Juguetes rotos en Cataluña
Puigdemont y Junqueras son prescindibles, se les besará reverencialmente la mano como a sacerdotes o escribas. Pero ya no lo son
Las tómbolas dejan juguetes rotos. La del 14-F catalán también. Los principales son dos: Carles Puigdemont y Oriol Junqueras. Cuesta entonar su réquiem (político) porque sus resultados no parecen catastróficos. Porque al cabo parecen ser los iconos, el segundo y el tercer partido de Cataluña. Porque han sorbido mucha cámara, y todos tienen derecho a resucitar de entre sus cenizas. Y porque tendemos a pronosticar el futuro con los viejos paradigmas del pasado.
Pero la realidad es cruel. Ambos son prescindibles. La prueba es que sus propios partidos han prescindido de ellos como líderes en el mundo real, más allá de su carácter totémico derivado de su condición sacrificial. Se les besará reverencialmente la mano como a sacerdotes o escribas. Pero ya no son.
Son solo la generación jubilada... a hurtadillas. Ninguno de los líderes de los partidos de hoy compartieron con ellos la primera fila en el fracaso de la levantisca operación de otoño de 2017, su referéndum ilegal y su efímera república. El desastre puede a veces disimularse con cosmética, pero los inteligentes no suelen comulgar con ruedas de molino: su balance exhibe, como pocos en los dos últimos siglos, fractura social, erosión institucional y declive económico.
El saldo de ambos tótems da un cero infinito. No solo es el propio de los perdedores, aunque algunos de sus seguidores gocen de buena salud. Es también el de quienes han mostrado con obscenidad pública sus desavenencias; sus deslealtades; sus traiciones mutuas; su impasible y frívola ignorancia de las preocupaciones ciudadanas. Sus libros dan cuenta del nimio interés que dispensan a las tribulaciones de la gente común, puestas en sordina gracias al apasionamiento por las querellas con el protagonismo rival. Algo extemporáneo cuando empieza a palparse el imperativo categórico de la conciliación, la transversalidad, el reagrupamiento nacional.

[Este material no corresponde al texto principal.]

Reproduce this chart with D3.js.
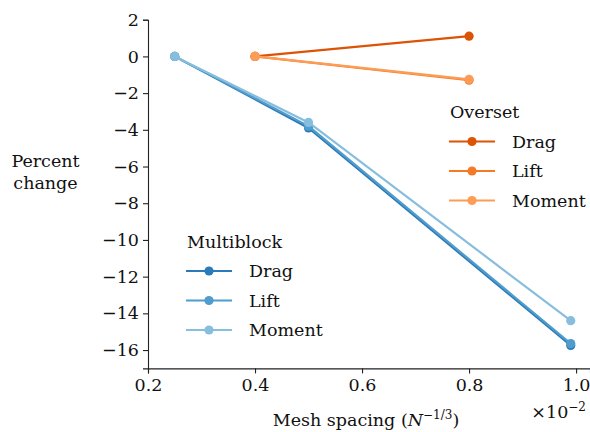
<!DOCTYPE html>
<html>
<head>
<meta charset="utf-8">
<script src="https://cdn.jsdelivr.net/npm/d3@7"></script>
<style>
  html, body { margin: 0; padding: 0; background: #fff; }
  svg text { font-family: "DejaVu Serif", serif; fill: #111; }
</style>
</head>
<body>
<svg id="chart" width="590" height="432"></svg>
<script>
// Mesh spacing values (×10^-2) for each grid family
const multiblockSpacing = [0.25, 0.5, 0.99];
const oversetSpacing = [0.4, 0.8];

// Percent change of each force coefficient
const multiblockDrag = [0, -3.9, -15.75];
const multiblockLift = [0, -3.8, -15.65];
const multiblockMoment = [0, -3.6, -14.4];
const oversetDrag = [0, 1.1];
const oversetLift = [0, -1.3];
const oversetMoment = [0, -1.25];

const seriesNames = ["Drag", "Lift", "Moment"];
const xTicks = [0.2, 0.4, 0.6, 0.8, 1.0];
const yTicks = [-16, -14, -12, -10, -8, -6, -4, -2, 0, 2];

const blues = ["#2b7bba", "#4f9ccd", "#88bedd"];
const oranges = ["#dc5306", "#f47a28", "#fc9c55"];

const FONT = "DejaVu Serif, serif";
const FS = 17.5;
const svg = d3.select("#chart");

const x = d3.scaleLinear().domain([0.2, 1.026]).range([148, 590]);
const y = d3.scaleLinear().domain([-17, 2]).range([368.4, 19.7]);

// Axes: left and bottom spines only
const xAxis = d3.axisBottom(x).tickValues(xTicks).tickFormat(d3.format(".1f")).tickSizeOuter(0).tickSize(5).tickPadding(5);
const yAxis = d3.axisLeft(y).tickValues(yTicks)
  .tickFormat(d => (d < 0 ? "\u2212" + Math.abs(d) : String(d)))
  .tickSizeOuter(0).tickSize(5).tickPadding(4);

const gx = svg.append("g").attr("transform", `translate(0,${y(-17)})`).call(xAxis);
const gy = svg.append("g").attr("transform", `translate(${x(0.2)},0)`).call(yAxis);
[gx, gy].forEach(g => {
  g.attr("font-family", FONT);
  g.select(".domain").attr("stroke", "#222").attr("stroke-width", 1.1);
  g.selectAll(".tick line").attr("stroke", "#222").attr("stroke-width", 1.1);
  g.selectAll(".tick text").attr("font-size", FS).attr("font-family", FONT).attr("fill", "#111");
});

// Series drawing
const line = d3.line().x(d => x(d[0])).y(d => y(d[1]));

function drawSeries(xs, ys, color) {
  const pts = xs.map((v, i) => [v, ys[i]]);
  svg.append("path").datum(pts).attr("d", line)
    .attr("fill", "none").attr("stroke", color).attr("stroke-width", 2.2)
    .attr("stroke-linejoin", "round");
  svg.append("g").selectAll("circle").data(pts).join("circle")
    .attr("cx", d => x(d[0])).attr("cy", d => y(d[1])).attr("r", 4.6)
    .attr("fill", color);
}

[multiblockDrag, multiblockLift, multiblockMoment].forEach((s, i) => drawSeries(multiblockSpacing, s, blues[i]));
[oversetDrag, oversetLift, oversetMoment].forEach((s, i) => drawSeries(oversetSpacing, s, oranges[i]));

// Legends
function legend(x0, y0, title, colors) {
  const g = svg.append("g").attr("font-family", FONT);
  g.append("text").attr("x", x0).attr("y", y0).attr("dy", "0.35em")
    .attr("font-size", FS).text(title);
  seriesNames.forEach((name, i) => {
    const yy = y0 + 29.5 * (i + 1);
    g.append("line").attr("x1", x0 - 1).attr("x2", x0 + 45).attr("y1", yy).attr("y2", yy)
      .attr("stroke", colors[i]).attr("stroke-width", 2.2);
    g.append("circle").attr("cx", x0 + 22).attr("cy", yy).attr("r", 4.6).attr("fill", colors[i]);
    g.append("text").attr("x", x0 + 62).attr("y", yy).attr("dy", "0.35em")
      .attr("font-size", FS).text(name);
  });
}
legend(450, 112, "Overset", oranges);
legend(187, 241.5, "Multiblock", blues);

// Axis titles
const yl = svg.append("text").attr("text-anchor", "middle").attr("font-size", FS).attr("font-family", FONT);
yl.append("tspan").attr("x", 45.5).attr("y", 167).text("Percent");
yl.append("tspan").attr("x", 45.5).attr("y", 189).text("change");

const xl = svg.append("text").attr("x", 366).attr("y", 426).attr("text-anchor", "middle")
  .attr("font-size", FS).attr("font-family", FONT);
xl.append("tspan").text("Mesh spacing (");
xl.append("tspan").attr("font-style", "italic").text("N");
xl.append("tspan").attr("font-size", 12).attr("dy", -7).text("\u22121/3");
xl.append("tspan").attr("dy", 7).text(")");

const off = svg.append("text").attr("x", 586).attr("y", 418).attr("text-anchor", "end")
  .attr("font-size", FS).attr("font-family", FONT);
off.append("tspan").text("\u00d710");
off.append("tspan").attr("font-size", 12).attr("dy", -7).text("\u22122");
</script>
</body>
</html>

Hay diferencias. El caso de Puigdemont es peor. Su áurea resistencial se contornea quebrada, salvo a ojos de sus fieles irreductibles. La corte de Waterloo se destiñe. No ordena. Su segunda, la presunta corrupta, le desafía. El de Junqueras lleva matices. Pero en este tránsito ha surgido un Oriol distinto: la pretensión ecuménica se ha trocado en inquina, en rabia, incluso en odio. Entre rejas, ya todo se comprende. Comprendemos. Pero cuando él se mire al espejo no se gustará. El peor castigo.